Would someone else have emphasized the safety represented by the interest coverage ratios and would someone else have graphed the more comforting average net-debt-to-enterprise values? I also wonder what graphs of debt-to-book (is that "enterprise value?") and debt-to-market cap would look like. I'm too lazy to figure it out, though.

The credo of their sales pitch is that buying riskier fixed income instruments makes fund management more important has always made sense to me. Junk and foreign debt come to mind as justifying fees. Buying US govvies does not. But since I avoid significant risk on the fixed income side of our AA, I don't need the managers. Mostly we're in TIPS, but a few months ago we did bail out of a leveraged loan fund that had been quite successful until recently, based on Janet Yellen's and The Economist's advice that these loans were getting risky.

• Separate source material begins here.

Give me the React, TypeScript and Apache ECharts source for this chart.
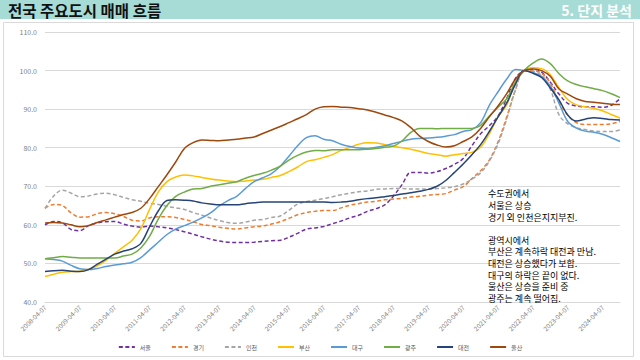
import React, { useEffect, useRef } from "react";
import * as echarts from "echarts";

// Quarterly categories 2008-04-07 .. 2024-10-07
const categories: string[] = [];
for (let i = 0; i < 67; i++) {
  const m = 3 + 3 * i; // zero-based month index from Jan 2008
  const y = 2008 + Math.floor(m / 12);
  const mm = (m % 12) + 1;
  categories.push(`${y}-${String(mm).padStart(2, "0")}-07`);
}

const seriesNames = ["서울", "경기", "인천", "부산", "대구", "광주", "대전", "울산"];

const seoul = [60.0, 60.9, 60.5, 58.8, 58.5, 59.8, 60.5, 60.8, 60.9, 60.2, 59.7, 59.4, 59.7, 59.5, 59.2, 58.8, 58.2, 57.6, 56.9, 56.3, 55.8, 55.5, 55.4, 55.4, 55.5, 55.7, 55.9, 56.0, 56.8, 57.8, 58.9, 59.2, 59.6,
  60.3, 61.0, 61.8, 62.5, 63.5, 64.2, 65.2, 67.5, 70.5, 73.6, 73.6, 73.4, 73.8, 74.6, 75.7, 77.2, 80.5, 83.6, 85.7, 88.2, 92.8, 98.0, 100, 100.4, 99.6, 97.0, 93.9, 91.5, 90.8, 90.6, 90.6, 90.5, 91.0, 92.7];
const gyeonggi = [64.3, 65.3, 65.0, 63.1, 62.0, 62.1, 62.9, 63.2, 62.9, 62.2, 61.2, 61.0, 61.8, 62.1, 62.1, 61.9, 61.4, 60.8, 60.1, 59.8, 59.4, 59.1, 58.9, 59.2, 59.5, 59.7, 60.2, 60.8, 61.7, 62.6, 63.2, 63.5, 63.7,
  63.7, 64.4, 65.1, 65.5, 65.9, 66.1, 66.5, 66.7, 66.9, 67.2, 67.4, 67.7, 67.9, 68.1, 69.0, 69.9, 72.0, 74.0, 76.8, 81.5, 88.0, 95.0, 100, 100.0, 99.3, 96.8, 92.0, 88.4, 86.5, 86.0, 86.0, 86.0, 86.2, 86.8];
const incheon = [64.3, 67.5, 69.0, 68.2, 67.3, 67.5, 68.0, 68.2, 67.8, 67.1, 66.5, 66.1, 65.6, 65.3, 64.8, 64.4, 64.0, 63.2, 62.5, 61.8, 61.1, 60.6, 60.4, 60.7, 61.2, 61.4, 61.9, 62.3, 63.8, 65.4, 66.0, 66.4, 66.8,
  67.3, 67.8, 68.2, 68.6, 68.8, 69.2, 69.3, 69.4, 69.4, 69.3, 69.3, 69.3, 69.4, 69.6, 69.9, 70.6, 71.8, 73.5, 76.5, 81.0, 87.5, 95.0, 100, 99.8, 98.8, 95.2, 88.5, 86.2, 85.2, 84.7, 84.3, 84.2, 84.2, 84.6];
const busan = [46.6, 47.2, 47.7, 47.9, 48.0, 48.5, 49.4, 50.8, 52.6, 54.3, 56.0, 59.0, 64.0, 68.5, 71.2, 72.4, 72.9, 72.7, 72.3, 71.9, 71.6, 71.4, 71.2, 71.4, 71.6, 71.8, 72.3, 72.8, 73.8, 75.0, 76.4, 76.9, 77.5,
  78.2, 79.3, 80.1, 80.9, 81.3, 81.2, 80.8, 80.4, 80.0, 79.6, 79.1, 78.5, 78.2, 77.8, 78.2, 78.5, 78.8, 80.1, 83.6, 88.0, 91.1, 97.0, 100, 100.7, 100.5, 98.9, 95.5, 92.5, 91.1, 90.6, 90.2, 89.6, 88.6, 87.7];
const daegu = [51.2, 51.0, 50.6, 49.5, 48.6, 48.4, 48.7, 49.2, 49.6, 49.9, 50.3, 51.5, 53.5, 55.5, 57.5, 58.9, 59.8, 60.7, 61.8, 63.1, 64.9, 66.3, 67.4, 69.4, 71.2, 72.2, 73.3, 75.2, 77.8, 80.5, 82.6, 83.1, 82.2,
  81.8, 80.9, 80.3, 79.9, 79.8, 80.1, 80.5, 81.1, 81.7, 82.2, 82.4, 82.5, 82.7, 83.0, 83.4, 84.2, 84.7, 86.5, 91.0, 94.5, 97.8, 100.3, 100, 99.5, 98.5, 96.0, 91.5, 86.8, 85.1, 84.3, 84.0, 83.5, 82.6, 81.6];
const gwangju = [51.2, 51.5, 51.8, 51.6, 51.4, 51.4, 51.4, 51.4, 51.4, 51.9, 52.4, 54.0, 57.0, 61.5, 65.0, 67.4, 68.5, 69.3, 69.4, 70.0, 70.4, 70.8, 71.2, 72.1, 72.8, 73.4, 74.2, 75.2, 76.8, 78.0, 78.9, 79.3, 79.2,
  79.5, 79.5, 79.5, 79.5, 79.6, 79.8, 80.1, 80.4, 81.8, 84.0, 85.0, 85.0, 84.9, 85.0, 85.0, 85.0, 85.0, 85.8, 88.2, 90.5, 92.7, 97.0, 100, 101.9, 103.0, 101.8, 99.2, 97.3, 96.4, 95.8, 95.3, 94.8, 94.0, 93.0];
const daejeon = [47.9, 48.1, 48.2, 48.0, 47.9, 48.4, 49.8, 51.1, 52.4, 53.2, 53.8, 55.2, 59.5, 63.6, 66.3, 66.5, 66.4, 66.2, 65.7, 65.4, 65.2, 65.2, 65.2, 65.5, 65.7, 65.9, 65.9, 65.9, 65.9, 65.9, 65.9, 65.9, 65.9,
  65.8, 65.9, 66.1, 66.5, 66.8, 67.0, 67.3, 67.6, 68.0, 68.3, 68.7, 69.2, 70.0, 71.5, 73.6, 75.8, 78.2, 80.8, 84.2, 88.0, 91.6, 96.5, 100, 99.3, 98.2, 95.5, 92.4, 88.5, 86.9, 87.4, 87.8, 87.6, 87.3, 87.2];
const ulsan = [60.5, 60.6, 60.5, 60.0, 59.5, 59.8, 60.6, 61.3, 62.0, 62.7, 63.2, 64.3, 66.8, 69.9, 73.0, 76.3, 79.8, 81.3, 82.0, 81.9, 81.8, 82.0, 82.2, 82.5, 82.8, 83.7, 84.6, 85.5, 86.5, 87.5, 88.6, 90.0, 90.6,
  90.7, 90.5, 90.4, 90.1, 89.8, 89.2, 88.5, 87.8, 86.9, 85.2, 83.0, 81.6, 80.7, 80.2, 80.5, 81.6, 82.8, 85.0, 88.0, 90.8, 94.0, 97.8, 100, 100.4, 100.0, 98.5, 95.2, 93.9, 92.7, 92.0, 91.8, 91.5, 91.3, 91.2];

const seriesData = [seoul, gyeonggi, incheon, busan, daegu, gwangju, daejeon, ulsan];
const seriesColors = ["#7030A0", "#ED7D31", "#A5A5A5", "#FFC000", "#5B9BD5", "#70AD47", "#264478", "#9E480E"];
const dashed = [true, true, true, false, false, false, false, false];

const yTicks = { min: 40, max: 110, interval: 10 };

const titleText = "전국 주요도시 매매 흐름";
const sectionText = "5. 단지 분석";
const noteText = [
  "수도권에서",
  "서울은 상승",
  "경기 외 인천은지지부진.",
  "",
  "광역시에서",
  "부산은 계속하락 대전과 만남.",
  "대전은 상승했다가 보합.",
  "대구의 하락은 끝이 없다.",
  "울산은 상승을 준비 중",
  "광주는 계속 떨어짐.",
];

const FONT = "'Noto Sans CJK KR', 'Noto Sans', sans-serif";

export default function App() {
  const ref = useRef<HTMLDivElement>(null);
  useEffect(() => {
    if (!ref.current) return;
    const chart = echarts.init(ref.current, undefined, { renderer: "svg" });
    chart.setOption({
      animation: false,
      backgroundColor: "#ffffff",
      textStyle: { fontFamily: FONT },
      graphic: [
        { type: "rect", z: -10, shape: { x: 0, y: 0, width: 640, height: 19 }, style: { fill: "#a6dcd5" } },
        { type: "rect", z: -10, shape: { x: 3.5, y: 22.5, width: 630, height: 334 }, style: { fill: "#ffffff", stroke: "#d9d9d9", lineWidth: 1 } },
        { type: "text", x: 8, y: 10, style: { text: titleText, fill: "#111111", font: `bold 15.5px ${FONT}`, verticalAlign: "middle" } },
        { type: "text", x: 632, y: 10, style: { text: sectionText, fill: "#ffffff", font: `bold 14px ${FONT}`, align: "right", verticalAlign: "middle" } },
        { type: "text", x: 488, y: 188, z: 10, style: { text: noteText.join("\n"), fill: "#000000", font: `9px ${FONT}`, lineHeight: 11.6 } },
      ],
      grid: { left: 45, right: 20, top: 32, bottom: 58, containLabel: false },
      legend: {
        data: seriesNames,
        top: 339,
        left: "center",
        itemWidth: 16,
        itemHeight: 6,
        itemGap: 20,
        itemStyle: { opacity: 0 },
        textStyle: { fontSize: 6, color: "#595959", fontFamily: FONT },
      },
      xAxis: {
        type: "category",
        data: categories,
        boundaryGap: false,
        axisLine: { lineStyle: { color: "#d9d9d9" } },
        axisTick: { show: false },
        axisLabel: { interval: 3, rotate: 45, fontSize: 6.5, color: "#7f7f7f", margin: 4 },
        splitLine: { show: false },
      },
      yAxis: {
        type: "value",
        min: yTicks.min,
        max: yTicks.max,
        interval: yTicks.interval,
        axisLine: { show: false },
        axisTick: { show: false },
        axisLabel: { fontSize: 7, color: "#7f7f7f", margin: 8, formatter: (v: number) => v.toFixed(1) },
        splitLine: { lineStyle: { color: "#d9d9d9", width: 1 } },
      },
      series: seriesNames.map((name, i) => ({
        name,
        type: "line",
        data: seriesData[i],
        symbol: "none",
        smooth: 0.35,
        lineStyle: { color: seriesColors[i], width: 1.5, type: dashed[i] ? [4, 2.5] : "solid" },
        itemStyle: { color: seriesColors[i] },
      })),
    });
    return () => chart.dispose();
  }, []);
  return <div ref={ref} style={{ position: "absolute", left: 0, top: 0, width: 640, height: 360 }} />;
}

Thanks for the link. I've never been much of a bond guy but hanging around here is helping.
 
In my view you want management of your bond portfolio, not an index tied to the AGG. A bond index is very different than a stock index. A stock index usually is composed of high quality, successful companies primarily, and is usually capitalization-weighted. So the more valuable a company, the heavier the weighting in the index.

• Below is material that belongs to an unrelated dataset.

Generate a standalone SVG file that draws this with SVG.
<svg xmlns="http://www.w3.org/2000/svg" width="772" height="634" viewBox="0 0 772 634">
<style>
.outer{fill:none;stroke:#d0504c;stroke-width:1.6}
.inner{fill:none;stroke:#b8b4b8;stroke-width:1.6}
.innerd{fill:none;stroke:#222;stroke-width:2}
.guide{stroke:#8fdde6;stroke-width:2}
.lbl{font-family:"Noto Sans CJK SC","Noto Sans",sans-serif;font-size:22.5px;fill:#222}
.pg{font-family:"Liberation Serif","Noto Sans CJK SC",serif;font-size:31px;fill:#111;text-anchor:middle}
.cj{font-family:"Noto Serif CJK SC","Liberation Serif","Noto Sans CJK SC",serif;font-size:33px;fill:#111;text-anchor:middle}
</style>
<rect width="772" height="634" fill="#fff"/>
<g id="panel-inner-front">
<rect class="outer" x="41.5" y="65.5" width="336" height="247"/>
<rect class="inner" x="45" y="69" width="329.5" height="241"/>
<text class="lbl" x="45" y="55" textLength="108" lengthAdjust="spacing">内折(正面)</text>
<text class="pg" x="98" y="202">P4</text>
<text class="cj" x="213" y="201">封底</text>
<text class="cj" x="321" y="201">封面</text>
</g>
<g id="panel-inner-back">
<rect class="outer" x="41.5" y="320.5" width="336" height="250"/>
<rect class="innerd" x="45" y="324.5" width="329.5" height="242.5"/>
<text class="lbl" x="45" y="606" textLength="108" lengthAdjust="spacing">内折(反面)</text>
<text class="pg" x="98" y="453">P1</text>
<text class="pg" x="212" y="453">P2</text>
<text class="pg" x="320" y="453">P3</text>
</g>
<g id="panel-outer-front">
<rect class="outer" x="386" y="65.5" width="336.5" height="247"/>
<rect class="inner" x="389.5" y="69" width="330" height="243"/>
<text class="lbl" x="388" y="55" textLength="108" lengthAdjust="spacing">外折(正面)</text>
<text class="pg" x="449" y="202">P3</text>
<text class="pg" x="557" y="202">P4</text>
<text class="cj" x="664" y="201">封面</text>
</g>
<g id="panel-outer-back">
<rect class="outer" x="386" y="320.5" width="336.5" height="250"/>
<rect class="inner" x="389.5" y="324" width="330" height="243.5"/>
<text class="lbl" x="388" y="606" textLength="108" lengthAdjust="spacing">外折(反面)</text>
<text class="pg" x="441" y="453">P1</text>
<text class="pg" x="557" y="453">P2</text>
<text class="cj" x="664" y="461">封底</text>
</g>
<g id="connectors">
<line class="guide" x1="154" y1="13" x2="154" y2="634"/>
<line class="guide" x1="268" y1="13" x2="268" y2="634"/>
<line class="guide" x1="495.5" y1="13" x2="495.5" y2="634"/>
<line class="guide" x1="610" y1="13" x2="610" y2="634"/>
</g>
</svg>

Debt indexes, OTOH, are composed of obligations of the largest debt issuers. it is really the opposite of finding the best value. And over time the index drifts typically to longer duration and lower credit quality. I do not want to passively be buying lower quality, larger issuers and variable duration, particularly late in the cycle.

Within my bond/FI portfolio, I have treasuries, CDs, short and mid-term bond funds. My mid-term bond funds have beaten the AGG over virtually all periods. Check out DODIX and DLNTX. I also hold a unique short-term bond fund, RPHIX.

The best thing to own in a market swoon is US treasuries. They will usually rally then but lag badly at all other times. But if protection in a market swoon is your 100% priority, then I would suggest s treasury ladder.